Reihmult's defining quality as a sculptor was a willingness to let his tools speak. Rather than smoothing and refining surfaces into academic tidiness, he developed a technique built around the saw - using its blade to cut, shape, and texture the wood in ways that preserved the grain's raw character. The resulting surfaces carry a deliberate roughness, a visual energy that suits the animals he depicted: moose in motion, foxes alert in the undergrowth, deer and wild boar rendered with a sense of weight and presence that polished surfaces might have muted.

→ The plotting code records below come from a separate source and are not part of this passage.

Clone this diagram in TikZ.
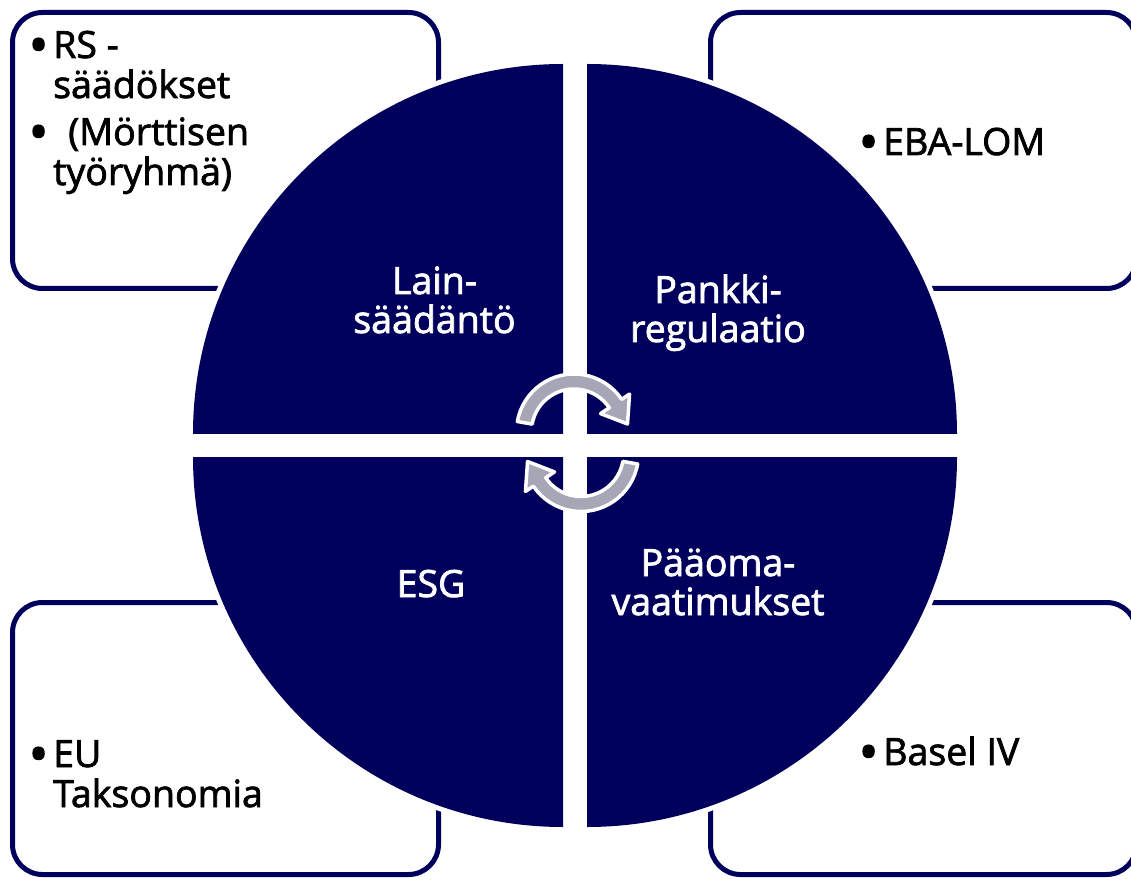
\documentclass[tikz,border=0pt]{standalone}
\usepackage{fontspec}
\setmainfont{Open Sans}[FakeBold=2]
\definecolor{navy}{RGB}{0,0,92}
\definecolor{arrowgrey}{RGB}{166,166,182}
\newcommand{\bulletmark}{\makebox[21pt][l]{\hspace*{-3.5pt}\raisebox{-5.5pt}{\scalebox{1.4}{\textbullet}}}}
\newcommand{\hangspace}{\hspace*{21pt}}
\begin{document}
\begin{tikzpicture}[x=1pt,y=1pt,
  infobox/.style={draw=navy, line width=5pt, rounded corners=30pt},
  quarterhalo/.style={draw=white, line width=10pt, line join=round},
  quarterfill/.style={fill=navy},
  seglabel/.style={text=white, font=\fontsize{37.5}{39}\selectfont, align=center, inner sep=0pt, anchor=base},
  itemtext/.style={text=black, font=\fontsize{37.5}{40}\selectfont, align=left, inner sep=0pt, anchor=base west},
  cyclearrow/.pic={
    \filldraw[fill=arrowgrey, draw=white, line width=3.5pt, line join=round]
      (170:57.5) arc[start angle=170, end angle=34, radius=57.5]
      -- (34:67) -- (8:54) -- (34:32)
      -- (34:42.5) arc[start angle=34, end angle=170, radius=42.5] -- cycle;
  }
]
\useasboundingbox (0,0) rectangle (1131,879);
\clip (0,0) rectangle (1131,879);

% outer information boxes
\draw[infobox] (12.5,590.5) rectangle (438.5,866.5);
\draw[infobox] (710.5,590.5) rectangle (1136.5,866.5);
\draw[infobox] (12.5,4.5) rectangle (438.5,276.5);
\draw[infobox] (710.5,4.5) rectangle (1136.5,276.5);

% white halos around the four quarter discs
\path[quarterhalo] (563,445) -- (563,815) arc[start angle=90, end angle=180, radius=370] -- cycle;
\path[quarterhalo] (587,445) -- (957,445) arc[start angle=0, end angle=90, radius=370] -- cycle;
\path[quarterhalo] (563,422) -- (193,422) arc[start angle=180, end angle=270, radius=370] -- cycle;
\path[quarterhalo] (587,422) -- (587,52) arc[start angle=270, end angle=360, radius=370] -- cycle;

% the four quarter discs
\path[quarterfill] (563,445) -- (563,815) arc[start angle=90, end angle=180, radius=370] -- cycle;
\path[quarterfill] (587,445) -- (957,445) arc[start angle=0, end angle=90, radius=370] -- cycle;
\path[quarterfill] (563,422) -- (193,422) arc[start angle=180, end angle=270, radius=370] -- cycle;
\path[quarterfill] (587,422) -- (587,52) arc[start angle=270, end angle=360, radius=370] -- cycle;

% quarter labels (anchored at the baseline of the last line)
\node[seglabel] (lain) at (434.5,546) {Lain-\\säädäntö};
\node[seglabel] (pankki) at (718,537) {Pankki-\\regulaatio};
\node[seglabel] (esg) at (431,282) {ESG};
\node[seglabel] (paaoma) at (718,264) {Pääoma-\\vaatimukset};

% circular arrows in the middle
\pic at (574,447.5) {cyclearrow};
\pic[rotate=180] at (581,425) {cyclearrow};

% box contents (anchored at the baseline of the last line)
\node[itemtext] (rs) at (32,694) {\bulletmark RS -\\\hangspace säädökset\\[7pt]\bulletmark\hspace{15pt}(Mörttisen\\\hangspace työryhmä)};
\node[itemtext] (eba) at (862,724) {\bulletmark EBA-LOM};
\node[itemtext] (eu) at (32,72) {\bulletmark EU\\\hangspace Taksonomia};
\node[itemtext] (basel) at (862,114) {\bulletmark Basel IV};
\end{tikzpicture}
\end{document}
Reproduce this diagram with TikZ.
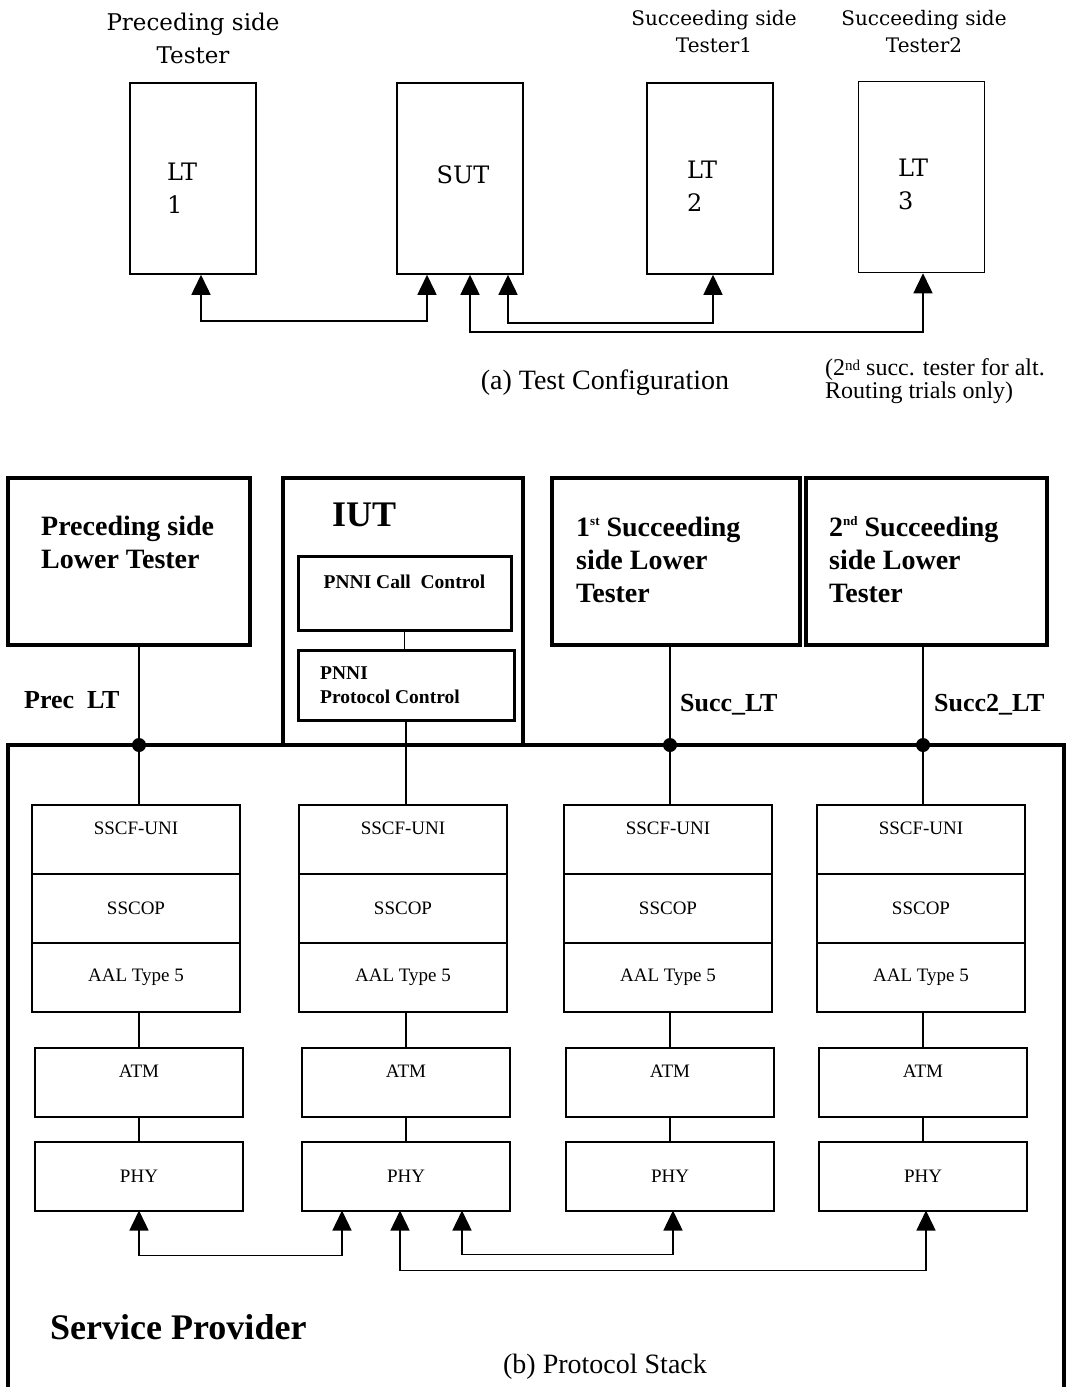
\documentclass[tikz,border=0pt]{standalone}
\usepackage{fontspec}
\setmainfont{Liberation Serif}
\newfontfamily\lucfont{DejaVu Serif}
\usepackage{tikz}
\usetikzlibrary{arrows.meta,positioning}

\tikzset{
    tbox/.style={draw, line width=1.5pt, minimum width=126pt, minimum height=191pt, inner sep=0pt},
    tlab/.style={font=\lucfont\fontsize{24}{33}\selectfont, align=left, inner sep=0pt},
    head/.style={font=\lucfont\fontsize{23}{33}\selectfont, align=center, inner sep=0pt},
    subhead/.style={font=\lucfont\fontsize{20}{27}\selectfont, align=center, inner sep=0pt},
    capt/.style={font=\fontsize{28}{32}\selectfont, inner sep=0pt},
    lbox/.style={draw, line width=3.5pt, minimum height=167pt, inner sep=0pt},
    blab/.style={font=\bfseries\fontsize{28}{33}\selectfont, align=left, inner sep=0pt, anchor=west},
    plab/.style={font=\bfseries\fontsize{26}{30}\selectfont, inner sep=0pt, anchor=west},
    ctrl/.style={draw, line width=3pt, inner sep=0pt},
    clab/.style={font=\bfseries\fontsize{19.5}{24}\selectfont, align=left, inner sep=0pt},
    layer/.style={draw, line width=2pt, minimum width=208pt, minimum height=69pt, inner sep=0pt, outer sep=0pt,
        font=\fontsize{19}{22}\selectfont},
    wire/.style={line width=1.5pt},
    heavy/.style={line width=3.5pt},
    link/.style={<->, line width=1.5pt}
}

\begin{document}
\begin{tikzpicture}[x=1pt, y=-1pt, >={Triangle[length=20pt,width=19pt]}]
    \useasboundingbox (0,0) rectangle (1066,1387);

    \node[head] (prechead) at (193,38.5) {Preceding side\\Tester};
    \node[subhead] (s1head) at (714,31.5) {Succeeding side\\Tester1};
    \node[subhead] (s2head) at (924,31.5) {Succeeding side\\Tester2};

    \node[tbox] (lt1) at (193,178.5) {};
    \node[tbox] (sut) at (460,178.5) {};
    \node[tbox] (lt2) at (710,178.5) {};
    \node[tbox] (lt3) at (921.5,177) {};
    \node[tlab, anchor=west] (lt1txt) at (167,188.5) {LT\\1};
    \node[tlab] (suttxt) at (463,175) {SUT};
    \node[tlab, anchor=west] (lt2txt) at (687,186) {LT\\2};
    \node[tlab, anchor=west] (lt3txt) at (898,184) {LT\\3};

    \draw[link] ([xshift=8pt]lt1.south) -- ++(0,46) -| ([xshift=-33pt]sut.south);
    \draw[link] ([xshift=10pt]sut.south) -- ++(0,57) -| ([xshift=1.5pt]lt3.south);
    \draw[link] ([xshift=48pt]sut.south) -- ++(0,48) -| ([xshift=3pt]lt2.south);

    \node[capt] (capa) at (605,383) {(a) Test Configuration};
    \node[font=\fontsize{24}{23}\selectfont, align=left, inner sep=0pt, anchor=west] (altnote) at (825,381.5)
        {(2{\fontsize{15}{15}\selectfont\raisebox{5pt}{nd}} succ. tester for alt.\\Routing trials only)};

    \node[lbox, minimum width=242pt] (prec) at (129,561.5) {};
    \node[blab] (prectxt) at (41,542.5) {Preceding side\\Lower Tester};
    \node[lbox, minimum width=240pt, minimum height=267pt] (iut) at (403,611.5) {};
    \node[font=\bfseries\fontsize{36}{40}\selectfont, inner sep=0pt, anchor=west] (iuttxt) at (332,515) {IUT};
    \node[ctrl, minimum width=213pt, minimum height=74pt] (call) at (404.5,593) {};
    \node[clab] (calltxt) at (404.5,582) {PNNI Call\ \ Control};
    \node[ctrl, minimum width=216pt, minimum height=70pt] (proto) at (406,685) {};
    \node[clab, anchor=west] (prototxt) at (320,685) {PNNI\\Protocol Control};
    \node[lbox, minimum width=248pt] (succa) at (676,561.5) {};
    \node[blab] (succatxt) at (576,559.5)
        {1{\fontsize{13}{13}\selectfont\raisebox{11pt}{st}} Succeeding\\side Lower\\Tester};
    \node[lbox, minimum width=241pt] (succb) at (926.5,561.5) {};
    \node[blab] (succbtxt) at (829,559.5)
        {2{\fontsize{13}{13}\selectfont\raisebox{11pt}{nd}} Succeeding\\side Lower\\Tester};

    \node[plab] (preclab) at (24,700) {Prec\ \ LT};
    \node[plab] (succlab) at (680,705) {Succ\_LT};
    \node[plab] (succ2lab) at (934,705) {Succ2\_LT};

    \coordinate (spBL) at (8,1392);
    \coordinate (spTL) at (8,745);
    \coordinate (spTR) at (1064,745);
    \coordinate (spBR) at (1064,1392);
    \draw[heavy] (spBL) -- (spTL) -- (spTR) -- (spBR);

    \foreach \i/\xa/\xb in {1/136/139, 2/403/406, 3/668/670, 4/921/923} {
        \node[layer, text depth=23pt] (sscf\i) at (\xa,839.5) {SSCF-UNI};
        \node[layer, below=0pt of sscf\i] (sscop\i) {SSCOP};
        \node[layer, below=0pt of sscop\i] (aal\i) {AAL Type 5};
        \node[layer, text depth=23pt] (atm\i) at (\xb,1082.5) {ATM};
        \node[layer] (phy\i) at (\xb,1176) {PHY};
        \draw[wire] (aal\i.south -| atm\i.north) -- (atm\i.north);
        \draw[wire] (atm\i.south) -- (phy\i.north);
    }

    \draw[wire] (call.south) -- (call.south |- proto.north);
    \draw[wire] (proto.south -| atm2.north) -- (sscf2.north -| atm2.north);
    \draw[wire] (prec.south -| atm1.north) -- (sscf1.north -| atm1.north);
    \draw[wire] (succa.south -| atm3.north) -- (sscf3.north -| atm3.north);
    \draw[wire] (succb.south -| atm4.north) -- (sscf4.north -| atm4.north);
    \fill (spTL -| atm1.north) circle (7pt);
    \fill (spTL -| atm3.north) circle (7pt);
    \fill (spTL -| atm4.north) circle (7pt);

    \draw[link] (phy1.south) -- ++(0,45) -| ([xshift=-64pt]phy2.south);
    \draw[link] ([xshift=56pt]phy2.south) -- ++(0,44) -| ([xshift=3pt]phy3.south);
    \draw[link] ([xshift=-6pt]phy2.south) -- ++(0,60) -| ([xshift=3pt]phy4.south);

    \node[font=\bfseries\fontsize{36}{40}\selectfont, inner sep=0pt, anchor=west] (sptxt) at (50,1327) {Service Provider};
    \node[capt] (capb) at (605,1367) {(b) Protocol Stack};
\end{tikzpicture}
\end{document}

His subjects were drawn from the same Småland forests that surrounded his home. This was not merely a stylistic choice but a reflection of genuine familiarity - he worked from close observation, and the specificity shows in posture, proportion, and the way each piece holds the eye. The sculptures are rarely monumental in scale, but they carry a physicality that makes them convincing in almost any setting.
Reihmult exhibited widely across Sweden, with solo shows in Karlskrona, Uddevalla, Linköping, Mariestad, Växjö, and Kalmar Art Museum, among others. He also showed at the Museum of Natural History in Stockholm and the Forest Museum in Gävle, venues whose scientific and ecological contexts gave his animal sculptures a particular resonance. He lived and worked outside Västervik until his death in Törnsfall Parish in 1999.
At auction, Reimhult's work appears primarily through regional Swedish houses. On Auctionist, all 19 items in the database have passed through auction, with Auktionshuset Thelin & Johansson accounting for 15 of them - reflecting the strong local connection to Västervik. The works are catalogued almost entirely as sculptures, with moose, elk, and fox subjects recurring across listings. Top recorded prices on the platform reach approximately 1,876 SEK, consistent with the modest secondary market for smaller-format regional wood sculpture. His work surfaces periodically at Auctionet and at specialist houses in Kalmar and Norrköping.